4. Apparatus according to claim 1 and comprising a holographic lens formed at the output aperture that receives light incident on the output aperture and directs the received light so that it exits the light pipe from the output aperture.

5. Apparatus according to claim 4 wherein the holographic lens configures the exiting light into a light beam having a desired shape.

6. Apparatus according to claim 5 wherein the light beam is configured by the holographic lens into a substantially cylindrical light beam.

7. Apparatus according to claim 6 wherein intensity of light in the light beam is substantially constant over the cross section of the light beam.

8. Apparatus according to claim 6 wherein intensity of light in the light beam varies harmonically over the cross section.

9. Apparatus according to claim 1 and comprising a holographic lens formed at the at least one input aperture that directs light received at the input aperture towards the output aperture.

10. Apparatus according to claim 1 and comprising a Bragg grating formed in the light pipe that receives light from the input aperture and directs the light towards the output aperture.

11. Apparatus according to claim 1 wherein the light pipe is planar, having relatively large parallel face surfaces and a relatively narrow edge surface.

12. Apparatus according to claim 11 wherein the light received from the light source propagates from the input aperture towards the output aperture along a direction parallel to the plane of the light pipe.

13. Apparatus according to claim 11 wherein an input aperture of the at least one input aperture is located on a face surface of the light pipe.

14. Apparatus according to claim 11 wherein an input aperture of the at least one input aperture is located on an edge surface of the light pipe.

15. Apparatus according to claim 11 wherein the at least one transducer comprises at least one transducer mounted on a face surface of the light pipe and wherein acoustic energy incident on the output aperture is incident on the at least one transducer after propagating through the light pipe along a direction substantially perpendicular to the face surfaces.
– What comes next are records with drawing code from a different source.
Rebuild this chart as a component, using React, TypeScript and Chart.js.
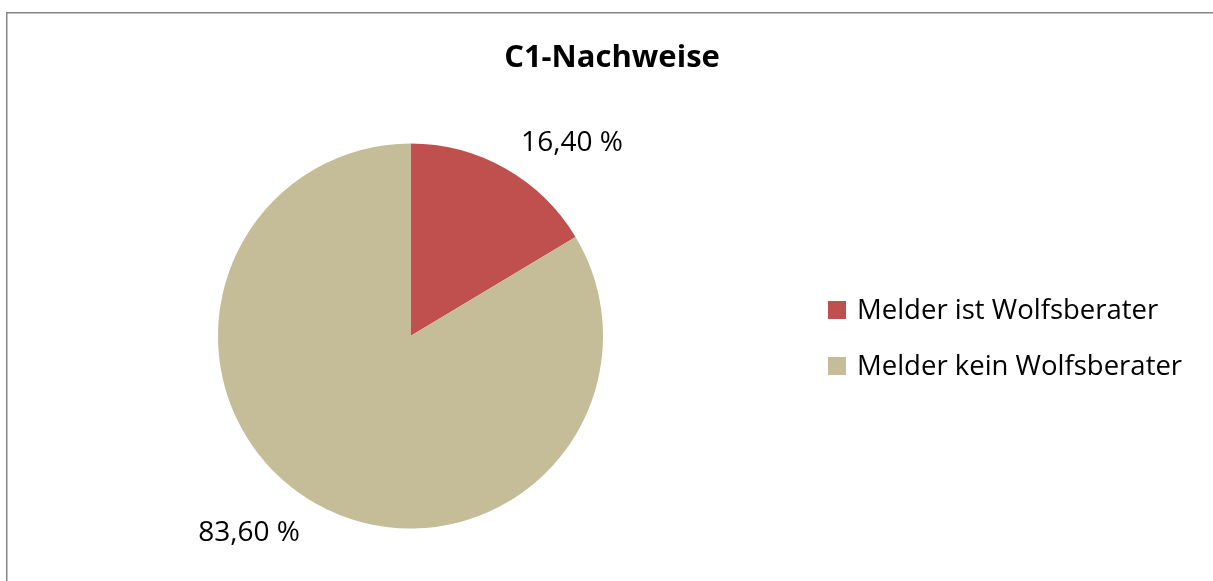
import React, { useEffect, useRef } from "react";
import { Chart, registerables } from "chart.js";

Chart.register(...registerables);

const title = "C1-Nachweise";
const categories = ["Melder ist Wolfsberater", "Melder kein Wolfsberater"];
const shares = [16.4, 83.6];
const shareLabels = ["16,40 %", "83,60 %"];
const sliceColors = ["#C0504D", "#C4BD97"];

const FONT = "'Open Sans', Lato, 'DejaVu Sans', sans-serif";

const overlayPlugin = {
  id: "overlay",
  afterDraw(chart: any) {
    const ctx: CanvasRenderingContext2D = chart.ctx;
    ctx.save();
    // frame
    ctx.strokeStyle = "#868686";
    ctx.lineWidth = 1.5;
    ctx.strokeRect(6.75, 12.75, 1400, 800);

    // title
    ctx.fillStyle = "#000000";
    ctx.font = `bold 31px ${FONT}`;
    ctx.textAlign = "center";
    ctx.textBaseline = "alphabetic";
    ctx.fillText(title, 612, 67);

    // data labels
    const meta = chart.getDatasetMeta(0);
    ctx.font = `28px ${FONT}`;
    meta.data.forEach((arc: any, i: number) => {
      const p = arc.getProps(["x", "y", "startAngle", "endAngle", "outerRadius"], true);
      const mid = (p.startAngle + p.endAngle) / 2;
      const r = p.outerRadius + 32;
      const ax = p.x + Math.cos(mid) * r;
      const ay = p.y + Math.sin(mid) * r;
      ctx.textAlign = Math.cos(mid) >= 0 ? "left" : "right";
      ctx.textBaseline = "alphabetic";
      ctx.fillText(shareLabels[i], ax, ay + 10);
    });

    // legend
    const labels = chart.data.labels as string[];
    const colors = chart.data.datasets[0].backgroundColor as string[];
    ctx.font = `27.5px ${FONT}`;
    ctx.textAlign = "left";
    labels.forEach((lab, i) => {
      const top = 301 + i * 56;
      ctx.fillStyle = colors[i];
      ctx.fillRect(828, top, 18, 18);
      ctx.fillStyle = "#000000";
      ctx.fillText(lab, 857, top + 18);
    });
    ctx.restore();
  },
};

export default function App() {
  const ref = useRef<HTMLCanvasElement | null>(null);
  useEffect(() => {
    if (!ref.current) return;
    const chart = new Chart(ref.current, {
      type: "pie",
      data: {
        labels: categories,
        datasets: [
          {
            data: shares,
            backgroundColor: sliceColors,
            borderWidth: 0,
          },
        ],
      },
      options: {
        responsive: false,
        animation: false,
        layout: { padding: { left: 218, right: 610, top: 143.5, bottom: 52.5 } },
        plugins: {
          legend: { display: false },
          title: { display: false },
          tooltip: { enabled: false },
        },
      },
      plugins: [overlayPlugin],
    });
    return () => chart.destroy();
  }, []);
  return (
    <div style={{ position: "absolute", left: 0, top: 0, width: 1213, height: 581, background: "#fff", overflow: "hidden" }}>
      <canvas ref={ref} width={1213} height={581} style={{ display: "block" }} />
    </div>
  );
}
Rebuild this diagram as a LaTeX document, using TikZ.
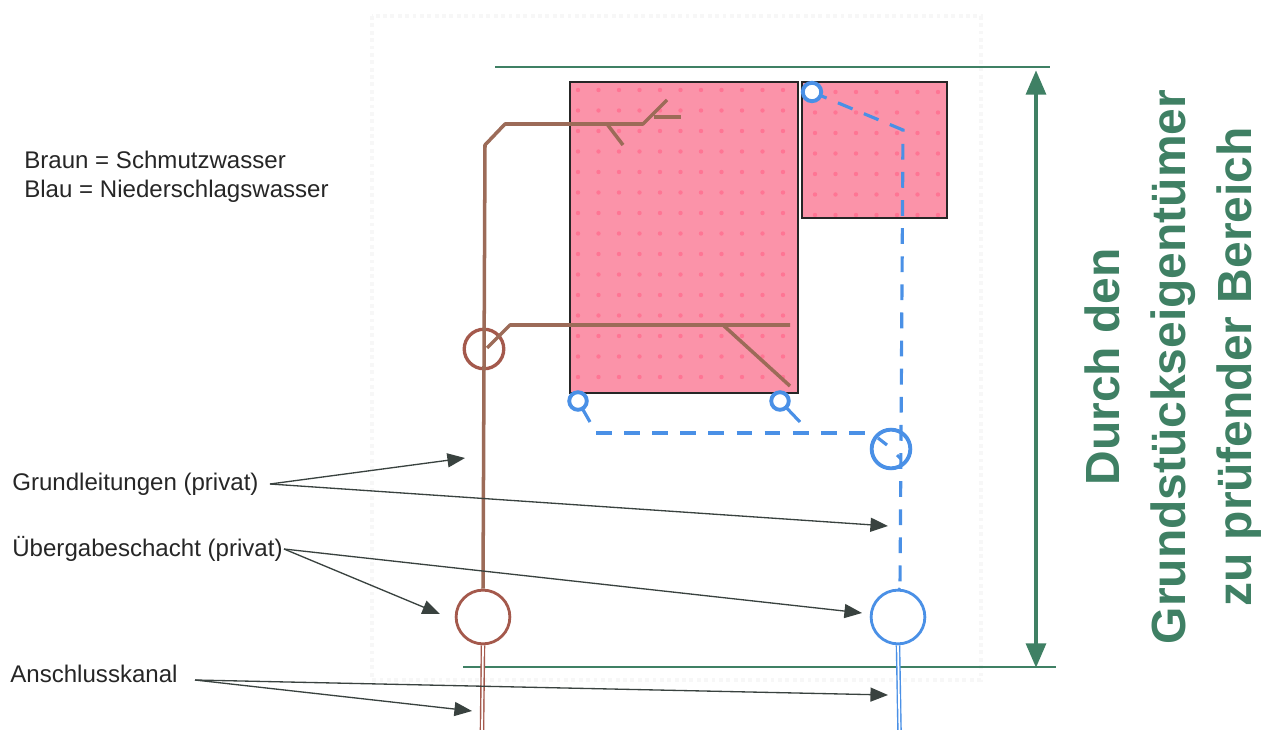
\documentclass[tikz,border=0pt]{standalone}
\usepackage{fontspec}
\setmainfont{Liberation Sans}
\usetikzlibrary{arrows.meta}
\definecolor{pinkfill}{HTML}{FB93A9}
\definecolor{pinkdot}{HTML}{FF7594}
\definecolor{brownpipe}{HTML}{9C6B58}
\definecolor{brownring}{HTML}{A4594C}
\definecolor{bluepipe}{HTML}{4A90E6}
\definecolor{greenline}{HTML}{3F8064}
\definecolor{arrowdark}{HTML}{39423F}
\tikzset{
  house/.style={draw=black!85, line width=1.1pt, fill=pinkfill},
  plotline/.style={draw=black!3, line width=2.2pt, dotted},
  pipebr/.style={draw=brownpipe, line width=2pt, line join=round},
  pipebl/.style={draw=bluepipe, line width=1.8pt, dash pattern=on 9pt off 7pt},
  bluesolid/.style={draw=bluepipe, line width=1.8pt},
  ring/.style={circle, draw, fill=none, inner sep=0pt, line width=1.6pt},
  clean/.style={circle, draw=bluepipe, fill=white, inner sep=0pt, line width=2.2pt, minimum size=10.5pt},
  feed/.style={double, double distance=1pt, line width=0.8pt},
  limit/.style={draw=greenline, line width=1.4pt},
  note/.style={draw=arrowdark, line width=0.75pt, -{Triangle[length=10pt,width=8pt,fill=arrowdark]}},
  lab/.style={text=black!85, font=\fontsize{13.7}{16}\selectfont, inner sep=0pt},
  rangelab/.style={text=greenline, font=\fontsize{27.3}{37.5}\selectfont\bfseries, rotate=90, align=center},
}
\begin{document}
\begin{tikzpicture}[x=0.02cm,y=-0.02cm]
  \useasboundingbox (0,0) rectangle (1269,730);
  \draw[plotline] (372,16) rectangle (981,680);
  % buildings
  \draw[house] (570,82) rectangle (798,393);
  \draw[house] (802,82) rectangle (947,218);
  \begin{scope}
    \clip (572,84) rectangle (796,391);
    \foreach \i in {0,...,11}
      \foreach \j in {0,...,15}
        \fill[pinkdot] ({578+\i*20.5},{90+\j*20.5}) circle (2.2);
  \end{scope}
  \begin{scope}
    \clip (804,84) rectangle (945,216);
    \foreach \i in {0,...,6}
      \foreach \j in {0,...,6}
        \fill[pinkdot] ({815+\i*20.5},{92+\j*20.5}) circle (2.2);
  \end{scope}
  % boundary of the checked area
  \coordinate (topL) at (495,67);
  \coordinate (topR) at (1050,67);
  \coordinate (botL) at (463,667);
  \coordinate (botR) at (1056,667);
  \coordinate (spanT) at (1036,70);
  \coordinate (spanB) at (1036,668);
  \draw[limit] (topL)--(topR);
  \draw[limit] (botL)--(botR);
  \draw[draw=greenline, line width=2.8pt, {Triangle[length=14pt,width=11pt]}-{Triangle[length=14pt,width=11pt]}] (spanT)--(spanB);
  % shafts
  \node[ring, draw=brownring, minimum size=30.6pt] (shaftBr) at (483,617) {};
  \node[ring, draw=bluepipe, minimum size=30.6pt] (shaftBl) at (898,617) {};
  \node[ring, draw=brownring, line width=1.9pt, minimum size=22.5pt] (ringBr) at (484,349) {};
  \node[ring, draw=bluepipe, line width=2.2pt, minimum size=22pt] (ringBl) at (891,449) {};
  % brown pipes
  \coordinate (brA) at (485,145);
  \coordinate (brB) at (505,124);
  \coordinate (brC) at (643,124);
  \coordinate (brD) at (667,100);
  \coordinate (brE) at (654,117);
  \coordinate (brF) at (681,117);
  \coordinate (brG) at (607,124);
  \coordinate (brH) at (623,145);
  \coordinate (brI) at (487,348);
  \coordinate (brJ) at (510,325);
  \coordinate (brK) at (790,325);
  \coordinate (brL) at (723,325);
  \coordinate (brM) at (790,386);
  \draw[pipebr] (shaftBr.north) -- (brA) -- (brB) -- (brC) -- (brD);
  \draw[pipebr] (brE) -- (brF);
  \draw[pipebr] (brG) -- (brH);
  \draw[pipebr] (brI) -- (brJ) -- (brK);
  \draw[pipebr] (brL) -- (brM);
  % blue pipes
  \coordinate (blA) at (903,130);
  \coordinate (blB) at (596,433);
  \coordinate (blC) at (866,433);
  \coordinate (blF) at (900,590);
  \coordinate (tickA) at (878,438);
  \coordinate (tickB) at (887,445);
  \coordinate (tickC) at (897,455);
  \coordinate (tickD) at (901,459);
  \coordinate (stubA) at (590,422);
  \coordinate (stubB) at (800,422);
  \draw[pipebl] (812,92) -- (blA) -- (blF);
  \draw[pipebl] (blB) -- (blC);
  \draw[bluesolid] (578,401) -- (stubA);
  \draw[bluesolid] (780,401) -- (stubB);
  \draw[bluesolid] (tickA) -- (tickB);
  \draw[bluesolid] (tickC) -- (tickD);
  \node[clean] (inA) at (812,92) {};
  \node[clean, minimum size=10pt] (inB) at (578,401) {};
  \node[clean, minimum size=10pt] (inC) at (780,401) {};
  \draw[bluesolid] (blF) -- (shaftBl.north);
  % connection sewers
  \coordinate (endBr) at (482,730);
  \coordinate (endBl) at (899.5,730);
  \draw[feed, draw=brownring] (shaftBr.south) -- (endBr);
  \draw[feed, draw=bluepipe] (shaftBl.south) -- (endBl);
  % labels
  \node[lab, anchor=west] (brownkey) at (24,160) {Braun = Schmutzwasser};
  \node[lab, anchor=west] (bluekey) at (24,191) {Blau = Niederschlagswasser};
  \node[lab, anchor=west] (grund) at (12,484) {Grundleitungen (privat)};
  \node[lab, anchor=west] (schacht) at (12,549) {Übergabeschacht (privat)};
  \node[lab, anchor=west] (kanal) at (10,674) {Anschlusskanal};
  \coordinate (grundS) at (270,484);
  \coordinate (schachtS) at (284,549);
  \coordinate (kanalS) at (195,680);
  \coordinate (grundA) at (465,458);
  \coordinate (grundB) at (888,526);
  \coordinate (schachtA) at (440,614);
  \coordinate (schachtB) at (862,613);
  \coordinate (kanalA) at (472,711);
  \coordinate (kanalB) at (888,695);
  \foreach \S/\T in {grundS/grundA,grundS/grundB,schachtS/schachtA,schachtS/schachtB,kanalS/kanalA,kanalS/kanalB}
    \draw[note] (\S)--(\T);
  \node[rangelab] (area) at (1173,367) {Durch den\\Grundstückseigentümer\\zu prüfender Bereich};
\end{tikzpicture}
\end{document}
16. Apparatus according to claim 1 wherein the at least one transducer comprises a Bragg grating formed in the light pipe and a light source that illuminates the Bragg grating and wherein an amount of the illuminating light that exits the Bragg grating is responsive to acoustic energy incident on the output aperture of the light pipe.

17. Apparatus according to claim 1 wherein the at least one transducer comprises a Fabry-Perot interferometer formed in the light pipe and a light source that illuminates the interferometer and wherein an amount of the illuminating light that exits the interferometer is responsive to acoustic energy incident on the output aperture of the light pipe.

18. Apparatus according to claim 1 and comprising input optics controllable to change a direction from which light from the light source is incident on the input aperture.

19. Apparatus according to claim 18 wherein a direction along which light that enters the light pipe from the light source exits the output aperture is responsive to the direction from which the light is incident on the input aperture.

20. Apparatus according to claim 18 wherein the input optics comprises a mirror that receives light from the light source and directs the received light towards the input aperture and the mirror and/or light source is controllable to change the direction from which light is incident on the input aperture.

21. Apparatus according to claim 17 and comprising a controller that controls the position of the mirror and/or the light source.

22. Apparatus according to claim 1 and comprising an optical fiber that transmits the light from the light source to the input aperture.

23. Apparatus according to claim 19 wherein an end of the optical fiber is bonded to an input aperture of the at least one input aperture.